Microbiological grab sampling has historically been the standard for verifying disinfection performance in many water industries. This provides some confidence that proper disinfection is provided overall, but will not always catch a short term, transient event (a "spike" in a particular bacteria, for example). Also, even if a problem is caught, the samples may not be processed for hours, or worse, days after the sample is taken, leaving the system at risk during that time.

Ultraviolet Sciences, Inc. (UVSI) has designed a UV Intensity Monitor (UVIM) for its water treatment products that delivers continuous, real-time UV intensity readings, not reference levels normalized to an arbitrary lamp run-time. Continuous intensity readings remove uncertainty and ambiguity that is typical with UV systems today

The primary advantage for continuous, real-time dose monitoring is that the dosage can be monitored and adjusted "on-the-fly", ensuring that contaminated water never reaches the user. Continuous chlorine monitoring has been available for a number of years now, but no equivalent means of continuous, real-time dosimetry for ultraviolet disinfection systems has been available until very recently. These current UV dosimeter systems have many variables to balance to compute this dosage. These systems require multiple system inputs, requiring extensive data files and significant computation power in order to provide the instantaneous dose.

UVSI's unique UV reactor design allows for the generation of real-time dosimetry data in a very simple, straightforward manner. The applied dosage is simply a function of the UVIM reading and the flow rate. And this is all independent of lamp age or water quality. There is no need for multiple input devices, extensive data files, complex mathematical algorithms, or high speed computational power.

The chart below shows the Reduction Equivalent Dose (RED), as generated following the USEPA's Ultraviolet Disinfection Guidance Manual testing protocol, for the UVS322S-100 (100 gpm) UV disinfection system. These data are plotted against that system's UV Intensity Monitor (UVIM) reading for three different flow rates.

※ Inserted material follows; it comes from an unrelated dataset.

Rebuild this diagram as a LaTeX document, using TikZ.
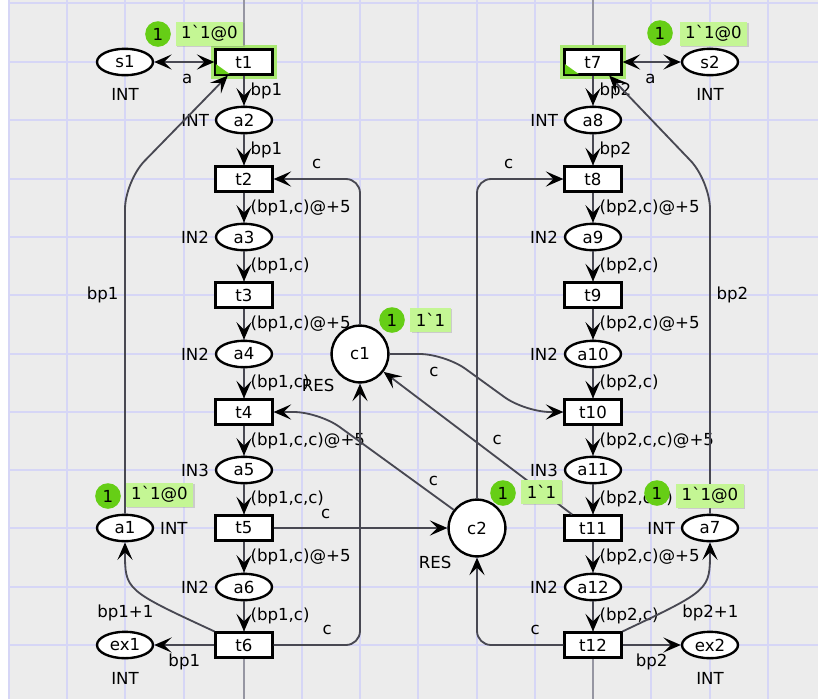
\documentclass[tikz,border=0pt]{standalone}
\usepackage{fontspec}
\setmainfont{DejaVu Sans}
\usetikzlibrary{arrows.meta, positioning, shapes.geometric, shadows}

\definecolor{canvas}{RGB}{236,236,236}
\definecolor{gridblue}{RGB}{214,214,246}
\definecolor{colgray}{RGB}{150,150,162}
\definecolor{arcgray}{RGB}{72,72,82}
\definecolor{tokgreen}{RGB}{102,206,22}
\definecolor{markgreen}{RGB}{196,246,148}
\definecolor{glowgreen}{RGB}{168,232,112}

\begin{document}
\begin{tikzpicture}[
  x=0.025cm, y=-0.025cm,
  font=\fontsize{11.8}{14}\selectfont,
  label distance=3pt,
  placebox/.style={ellipse, draw=black, line width=1.7pt, fill=white,
    minimum width=1.4cm, minimum height=0.66cm, inner sep=0pt},
  transbox/.style={rectangle, draw=black, line width=1.7pt, fill=white,
    minimum width=1.42cm, minimum height=0.62cm, inner sep=0pt},
  resbox/.style={circle, draw=black, line width=1.7pt, fill=white,
    minimum size=1.42cm, inner sep=0pt},
  enabled/.style={preaction={draw=glowgreen, line width=6pt}},
  arr/.style={-{Stealth[length=4.4mm, width=3.8mm, inset=1.9mm, color=black]}, line width=1.3pt, draw=arcgray},
  darr/.style={{Stealth[length=4.4mm, width=3.8mm, inset=1.9mm, color=black]}-{Stealth[length=4.4mm, width=3.8mm, inset=1.9mm, color=black]},
    line width=1.3pt, draw=arcgray},
  lbl/.style={inner sep=1pt},
  tok/.style={circle, fill=tokgreen, minimum size=0.64cm, inner sep=0pt},
  tokbox/.style={fill=markgreen, minimum height=0.6cm, inner xsep=4pt, inner ysep=0pt,
    drop shadow={shadow xshift=1pt, shadow yshift=-1pt, opacity=0.3}},
  gridline/.style={draw=gridblue, line width=1.2pt}
]

%% ==== Canvas and grid ====
\useasboundingbox (0,0) rectangle (818,699);
\fill[white] (0,0) rectangle (818,699);
\fill[canvas] (8.5,0) rectangle (818,699);
\foreach \gx in {9,67,125,184,244,302,360,418,477,535,593,651,710,768}
  \draw[gridline] (\gx,0) -- (\gx,699);
\foreach \gy in {3,62,120,179,237,295,354,412,470,528,587,645}
  \draw[gridline] (9,\gy) -- (818,\gy);
\draw[colgray, line width=1pt] (244,0) -- (244,699);
\draw[colgray, line width=1pt] (593,0) -- (593,699);

%% ==== Left process ====
\node[transbox, enabled] (t1) at (244, 62) {t1};
\node[placebox, label={[lbl]left:INT}] (a2) at (244,120) {a2};
\node[transbox] (t2) at (244,179) {t2};
\node[placebox, label={[lbl]left:IN2}] (a3) at (244,237) {a3};
\node[transbox] (t3) at (244,295) {t3};
\node[placebox, label={[lbl]left:IN2}] (a4) at (244,354) {a4};
\node[transbox] (t4) at (244,412) {t4};
\node[placebox, label={[lbl]left:IN3}] (a5) at (244,470) {a5};
\node[transbox] (t5) at (244,528) {t5};
\node[placebox, label={[lbl]left:IN2}] (a6) at (244,587) {a6};
\node[transbox] (t6) at (244,645) {t6};

\node[placebox, label={[lbl, yshift=-4pt]below:INT}] (s1)  at (125, 62) {s1};
\node[placebox, label={[lbl]right:INT}]              (a1)  at (125,528) {a1};
\node[placebox, label={[lbl, yshift=-5pt]below:INT}] (ex1) at (125,645) {ex1};

%% ==== Resources ====
\node[resbox, label={[lbl]below left:RES}] (c1) at (360,354) {c1};
\node[resbox, label={[lbl, yshift=-2pt]below left:RES}] (c2) at (477,528) {c2};

%% ==== Right process ====
\node[transbox, enabled] (t7) at (593, 62) {t7};
\node[placebox, label={[lbl]left:INT}] (a8) at (593,120) {a8};
\node[transbox] (t8) at (593,179) {t8};
\node[placebox, label={[lbl]left:IN2}] (a9) at (593,237) {a9};
\node[transbox] (t9) at (593,295) {t9};
\node[placebox, label={[lbl]left:IN2}] (a10) at (593,354) {a10};
\node[transbox] (t10) at (593,412) {t10};
\node[placebox, label={[lbl]left:IN3}] (a11) at (593,470) {a11};
\node[transbox] (t11) at (593,528) {t11};
\node[placebox, label={[lbl]left:IN2}] (a12) at (593,587) {a12};
\node[transbox] (t12) at (593,645) {t12};

\node[placebox, label={[lbl, yshift=-4pt]below:INT}] (s2)  at (710, 62) {s2};
\node[placebox, label={[lbl]left:INT}]               (a7)  at (710,528) {a7};
\node[placebox, label={[lbl, yshift=-5pt]below:INT}] (ex2) at (710,645) {ex2};

%% ==== Enabled marks ====
\fill[tokgreen] ([shift={(1.5,-1.5)}]t1.south west) -- ++(14,0) -- ++(-14,-10) -- cycle;
\fill[tokgreen] ([shift={(1.5,-1.5)}]t7.south west) -- ++(14,0) -- ++(-14,-10) -- cycle;

%% ==== Column arcs ====
\foreach \a/\b/\l in {t1/a2/bp1, a2/t2/bp1, t2/a3/{(bp1,c)@+5}, a3/t3/{(bp1,c)},
    t3/a4/{(bp1,c)@+5}, a4/t4/{(bp1,c)}, t4/a5/{(bp1,c,c)@+5}, a5/t5/{(bp1,c,c)},
    t5/a6/{(bp1,c)@+5}, a6/t6/{(bp1,c)}}
  \draw[arr] (\a) -- node[lbl, right=3pt] {\l} (\b);
\foreach \a/\b/\l in {t7/a8/bp2, a8/t8/bp2, t8/a9/{(bp2,c)@+5}, a9/t9/{(bp2,c)},
    t9/a10/{(bp2,c)@+5}, a10/t10/{(bp2,c)}, t10/a11/{(bp2,c,c)@+5}, a11/t11/{(bp2,c,c)},
    t11/a12/{(bp2,c)@+5}, a12/t12/{(bp2,c)}}
  \draw[arr] (\a) -- node[lbl, right=3pt] {\l} (\b);

%% ==== Left side arcs ====
\draw[darr] (s1) -- node[lbl, pos=0.55, below=7pt] {a} (t1);
\draw[arr] (t6) -- node[lbl, below=5pt] {bp1} (ex1);
\draw[arr] (t6.north west) .. controls (125,590) .. node[lbl, pos=0.3, anchor=north east] {bp1+1} (a1.south);
\draw[arr, rounded corners=20pt] (a1.north) -- node[lbl, pos=0.656, left=3pt] {bp1} (125,181) -- (t1.-140);

%% ==== Right side arcs ====
\draw[darr] (t7) -- node[lbl, pos=0.48, below=7pt] {a} (s2);
\draw[arr] (t12) -- node[lbl, below=5pt] {bp2} (ex2);
\draw[arr] (t12.north east) .. controls (710,590) .. node[lbl, pos=0.3, anchor=north west] {bp2+1} (a7.south);
\draw[arr, rounded corners=20pt] (a7.north) -- node[lbl, pos=0.656, right=3pt] {bp2} (710,181) -- (t7.-40);

%% ==== Resource arcs ====
\draw[arr, rounded corners=10pt] (c1.north) |- node[lbl, pos=0.75, above=6pt] {c} (t2.east);
\draw[arr, rounded corners=10pt] (t6.east) -| node[lbl, pos=0.31, above=6pt] {c} (c1.south);
\draw[arr, rounded corners=18pt] (c2.142) -- node[lbl, pos=0.15, above=5pt] {c} (319,412) -- (t4.east);
\draw[arr] (t5) -- node[lbl, pos=0.3, above=5pt] {c} (c2);
\draw[arr, rounded corners=18pt] (c1.east) -- node[lbl, pos=0.8, below=8pt] {c} (445,354) -- (525,412) -- (t10.west);
\draw[arr] (t11.147) -- node[lbl, pos=0.45, above right=3pt] {c} (c1);
\draw[arr, rounded corners=10pt] (c2.north) |- node[lbl, pos=0.683, above=6pt] {c} (t8.west);
\draw[arr, rounded corners=10pt] (t12.west) -| node[lbl, pos=0.163, above=6pt] {c} (c2.south);

%% ==== Markings ====
\node[tok] (s1tok) at (158,34) {1};
\node[tokbox] (s1mark) at (209.5,33.5) {1\textasciigrave 1@0};
\node[tok] (s2tok) at (660,33) {1};
\node[tokbox] (s2mark) at (713.5,33.5) {1\textasciigrave 1@0};
\node[tok] (c1tok) at (392,320) {1};
\node[tokbox] (c1mark) at (430.5,320) {1\textasciigrave 1};
\node[tok] (c2tok) at (503,493) {1};
\node[tokbox] (c2mark) at (541.5,491.5) {1\textasciigrave 1};
\node[tok] (a1tok) at (108,496) {1};
\node[tokbox] (a1mark) at (159.5,494.5) {1\textasciigrave 1@0};
\node[tok] (a7tok) at (657,493) {1};
\node[tokbox] (a7mark) at (710,495.5) {1\textasciigrave 1@0};

\end{tikzpicture}
\end{document}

Additionally the UVSI products use fewer and shorter UV lamps. Therefore, when using UVSI products, maintenance costs are reduced because fewer lamps need to be replaced. Instead of changing 8 or 12 lamps, the end user is changing 1 or 2 lamps. The UVS series is smaller also, meaning less floor space is required for operation.

This graph shows that the RED vs. UVIM reading for the Ultraviolet Sciences UVS family of treatment chambers is linear over a wide range of RED's and UV intensities. This is a ramification of our unique UV reactor design, and is not seen with conventional UV reactors. This allows the user to know the dose applied inside the UVS chamber at the system's current flow rate, simply by knowing the UV Intensity Monitor reading. This is a real-time measurement and is accurate regardless of lamp age or water quality. The operator can utilize this information to make decisions to control the performance of the overall water delivery system, with the knowledge that the UV system has provided proper disinfection continuously throughout.

Ultraviolet Sciences offers NIST-traceable UV Intensity Monitors (UVIM) on all our UV treatment systems, which range in capacity from 1 GPM to 4000 GPM. We will offer a stand-alone real-time dosimetry as a feature on our systems this year.